The Odds and Omens for Bill English
By Political Correspondent Jeremy Smith
Bill English is the most recent prime minister to win the job not through a general election but because a prime minister resigned.
So what are the odds of English winning an election himself. If the history is any guide, they are not that good.
Replacements usually get rolled come election time
The last prime minister to get there through a party vote was Jenny Shipley. She was the party choice in 1997 when National dumped three-time winner Jim Bolger. But the move did not help our first woman prime minister: in the 1999 poll Shipley lost to Helen Clark and became electoral dog tucker.

At the beginning of the 1990’s Geoffrey Palmer, who stepped up when Labour’s David Lange stepped down, did not

even make it through to the 1990 election. He was rolled by Mike Moore, who promptly lost, hung on for three years and nearly won the 1993 election. But nearly was not enough and he was rolled by Clark.
Back in the 70s Bill Rowling took over Labour when Norman Kirk died in 1994 and promptly lost the 1995 election in the Muldoon landslide. Rowling hung on for two more elections which he lost by very narrow margins. But that was it and he stepped down.

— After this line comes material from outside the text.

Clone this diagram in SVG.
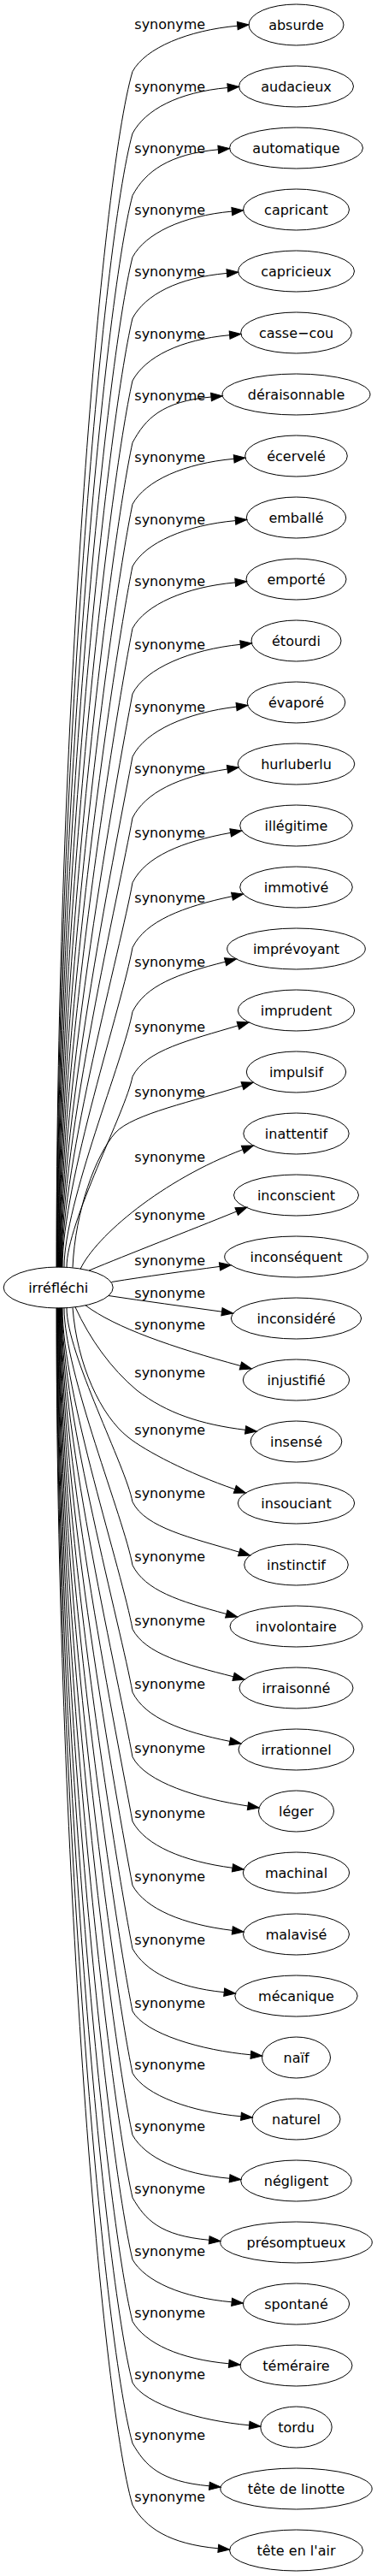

And in 1972 long-serving Keith Holyoake handed over to his long-time deputy Jack Marshall who was promptly trounced by Labour under Kirk. Eighteen months later Marshall was dumped as Opposition leader.
Four tern Kiwi Keith
But English may take some cheer from Holyoake, the only National PM to win four elections. “Kiwi Keith” Holyoake started by losing his first election as PM in 1957. he had just taken over from an ailing Sidney Holland.
But the result was close and Holyoake spent three years hammering away at the Nash Labour government before sweeping to power in 1960, the first of his four-in- a row electoral victories.
So both men have a rural background and both lost elections as party leader.

And if English does carry it off in 2017, the MMP environment makes it harder to put together a government than in the winner-take- all days of Holyoake’s triumphs.